トピックス

消化管における新たなコレステロール吸収経路

 高コレステロール血症は、血中コレステロール濃度が高くなる疾患であり、動脈硬化などを引き起こす危険な疾患です。通常、血中コレステロール濃度は厳密に保たれており、特に消化管からのコレステロール吸収は、全身のコレステロール恒常性を維持するために重要な働きを担っています。

コレステロールが腸細胞に取り込まれる経路として、従来考えられていた経路は以下の通りでした。 ① コレステロールが細胞膜に発現するNPC1L1によって取り込まれる ② コレステロールはエンドソームにより小胞体へ輸送 ③ 小胞体でエステル化され、脂肪酸とともにカイロミクロンとなりリンパ管へ

 筆者らは、細胞膜結合ドメインと小胞体膜貫通ドメインを併せ持つAsterタンパク質を欠損させたAster-KOマウスでは、コレステロール吸収障害が引き起こされる現象を見出しました。さらに、Aster-KOマウスでは肝臓や血中のコレステロール濃度も低い値で保たれていることが分かりました。

 高コレステロール食をマウスに与えると、コレステロール取り込みが増大し、肥満症状を呈します。しかし、Aster-KOマウスでは肥満症状が抑制され、高コレステロール血症になる可能性が抑制されました。

 さらに、筆者らが開発したAsterタンパク質阻害剤Al-3dを投与したマウスでも、Aster-KOマウスと同様に、肥満症状が緩和されました。最後に、NPC1L1-KOマウスにAl-3dを投与し、コレステロールを投与するとカイロミクロンが減少したことから、Asterタンパク質がコレステロール取り込みを調整するメカニズムにNPC1L1は関与しない、非小胞輸送経路をたどる可能性が示唆されました。

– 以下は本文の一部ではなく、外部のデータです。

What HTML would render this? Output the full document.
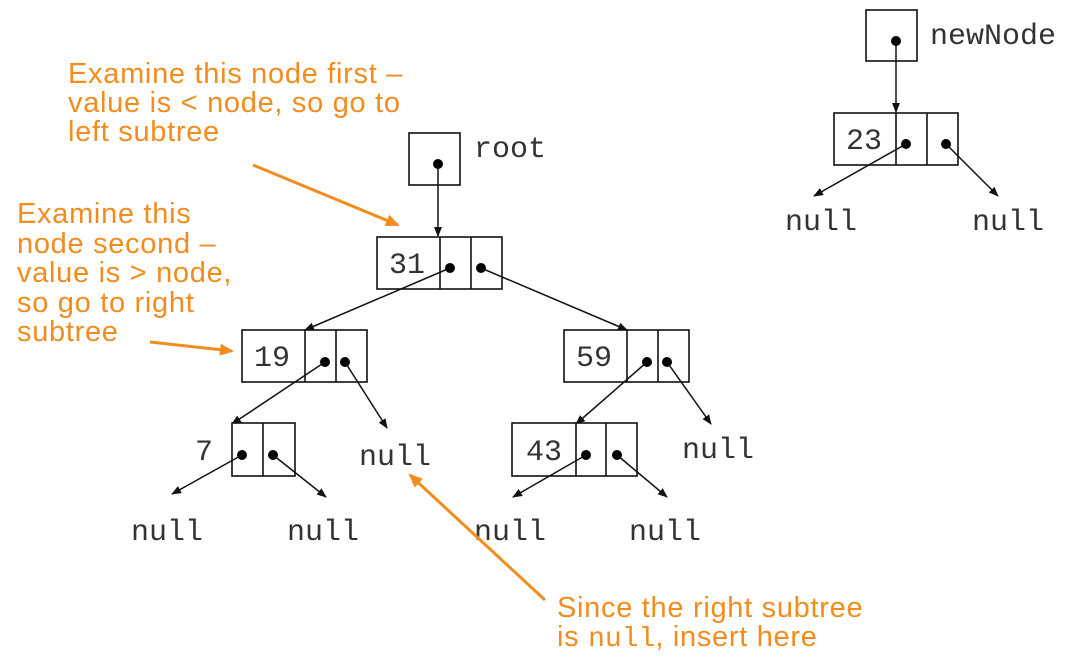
<!DOCTYPE html>
<html><head><meta charset="utf-8"><style>
html,body{margin:0;padding:0;background:#fff;}
svg{display:block;}
.m{font-family:"Liberation Mono",monospace;font-size:30px;fill:#333;}
.o{font-family:"Liberation Sans",sans-serif;font-size:29px;letter-spacing:0.7px;fill:#F28C1E;}
.b{fill:#fff;stroke:#111;stroke-width:1.6;}
.l{stroke:#111;stroke-width:1.5;marker-end:url(#ah);}
.ol{stroke:#F28C1E;stroke-width:3;marker-end:url(#oh);}
</style></head><body>
<svg width="1068" height="658" viewBox="0 0 1068 658">
<defs>
<marker id="ah" markerWidth="10" markerHeight="8" refX="9" refY="4" orient="auto" markerUnits="userSpaceOnUse"><path d="M0,0 L10,4 L0,8 z" fill="#111"/></marker>
<marker id="oh" markerWidth="14" markerHeight="12" refX="12" refY="6" orient="auto" markerUnits="userSpaceOnUse"><path d="M0,0 L14,6 L0,12 z" fill="#F28C1E"/></marker>
</defs>

<g>
<rect class="b" x="866" y="10" width="51" height="51"/><circle cx="896" cy="41" r="5"/>
<text class="m" x="930" y="44">newNode</text>
<line class="l" x1="896" y1="41" x2="896" y2="112"/>
</g>
<g>
<rect class="b" x="834" y="113" width="124" height="52"/><line stroke="#111" stroke-width="1.6" x1="896" y1="113" x2="896" y2="165"/><line stroke="#111" stroke-width="1.6" x1="927" y1="113" x2="927" y2="165"/>
<text class="m" x="846" y="149">23</text>
<circle cx="906" cy="144" r="5"/><circle cx="946" cy="144" r="5"/>
<line class="l" x1="906" y1="144" x2="814" y2="196"/><line class="l" x1="946" y1="144" x2="998" y2="196"/>
<text class="m" x="785" y="230">null</text><text class="m" x="972" y="230">null</text>
</g>

<g>
<rect class="b" x="409" y="133" width="51" height="52"/><circle cx="438" cy="164" r="5"/>
<text class="m" x="474" y="157">root</text>
<line class="l" x1="438" y1="164" x2="438" y2="236"/>
</g>
<g>
<rect class="b" x="377" y="237" width="125" height="52"/><line stroke="#111" stroke-width="1.6" x1="440" y1="237" x2="440" y2="289"/><line stroke="#111" stroke-width="1.6" x1="471" y1="237" x2="471" y2="289"/>
<text class="m" x="389" y="273">31</text>
<circle cx="450" cy="268" r="5"/><circle cx="481" cy="268" r="5"/>
<line class="l" x1="450" y1="268" x2="305" y2="330"/><line class="l" x1="481" y1="268" x2="627" y2="330"/>
</g>
<g>
<rect class="b" x="242" y="330" width="125" height="52"/><line stroke="#111" stroke-width="1.6" x1="305" y1="330" x2="305" y2="382"/><line stroke="#111" stroke-width="1.6" x1="336" y1="330" x2="336" y2="382"/>
<text class="m" x="254" y="366">19</text>
<circle cx="325" cy="362" r="5"/><circle cx="345" cy="362" r="5"/>
<line class="l" x1="325" y1="362" x2="232" y2="424"/><line class="l" x1="345" y1="362" x2="387" y2="428"/>
<text class="m" x="359" y="465">null</text>
</g>
<g>
<rect class="b" x="564" y="330" width="125" height="52"/><line stroke="#111" stroke-width="1.6" x1="627" y1="330" x2="627" y2="382"/><line stroke="#111" stroke-width="1.6" x1="658" y1="330" x2="658" y2="382"/>
<text class="m" x="576" y="366">59</text>
<circle cx="647" cy="362" r="5"/><circle cx="667" cy="362" r="5"/>
<line class="l" x1="647" y1="362" x2="576" y2="424"/><line class="l" x1="667" y1="362" x2="711" y2="424"/>
<text class="m" x="682" y="458">null</text>
</g>
<g>
<rect class="b" x="232" y="423" width="63" height="53"/><line stroke="#111" stroke-width="1.6" x1="263" y1="423" x2="263" y2="476"/>
<text class="m" x="195" y="460">7</text>
<circle cx="242" cy="455" r="5"/><circle cx="273" cy="455" r="5"/>
<line class="l" x1="242" y1="455" x2="172" y2="494"/><line class="l" x1="273" y1="455" x2="326" y2="497"/>
<text class="m" x="131" y="540">null</text><text class="m" x="287" y="540">null</text>
</g>
<g>
<rect class="b" x="512" y="423" width="125" height="53"/><line stroke="#111" stroke-width="1.6" x1="576" y1="423" x2="576" y2="476"/><line stroke="#111" stroke-width="1.6" x1="606" y1="423" x2="606" y2="476"/>
<text class="m" x="526" y="460">43</text>
<circle cx="586" cy="455" r="5"/><circle cx="617" cy="455" r="5"/>
<line class="l" x1="586" y1="455" x2="513" y2="497"/><line class="l" x1="617" y1="455" x2="667" y2="497"/>
<text class="m" x="474" y="540">null</text><text class="m" x="629" y="540">null</text>
</g>

<g>
<text class="o" x="68" y="83">Examine this node first –</text>
<text class="o" x="68" y="112">value is &lt; node, so go to</text>
<text class="o" x="68" y="141">left subtree</text>
<line class="ol" x1="253" y1="165" x2="398" y2="225"/>
</g>
<g>
<text class="o" x="17" y="223">Examine this</text>
<text class="o" x="17" y="253">node second –</text>
<text class="o" x="17" y="282">value is &gt; node,</text>
<text class="o" x="17" y="312">so go to right</text>
<text class="o" x="17" y="341">subtree</text>
<line class="ol" x1="150" y1="342" x2="232" y2="351"/>
</g>
<g>
<text class="o" x="557" y="617">Since the right subtree</text>
<text class="o" x="557" y="646">is <tspan style="font-family:'Liberation Mono',monospace;font-size:28px;letter-spacing:0">null</tspan>, insert here</text>
<line class="ol" x1="545" y1="600" x2="410" y2="475"/>
</g>
</svg>
</body></html>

 以上の結果から、消化管内のコレステロール吸収経路にNPC1L1を介する小胞輸送経路だけでなく、Asterタンパク質を介する非小胞輸送経路が存在することが分かりました。Asterタンパク質は薬理的に制御が可能であり、今後高コレステロール血症の新規治療標的として注目されています。

紹介論文: Ferrari et al. Aster-dependent nonvesicular transport facilitates dietary cholesterol uptake Science, 2023.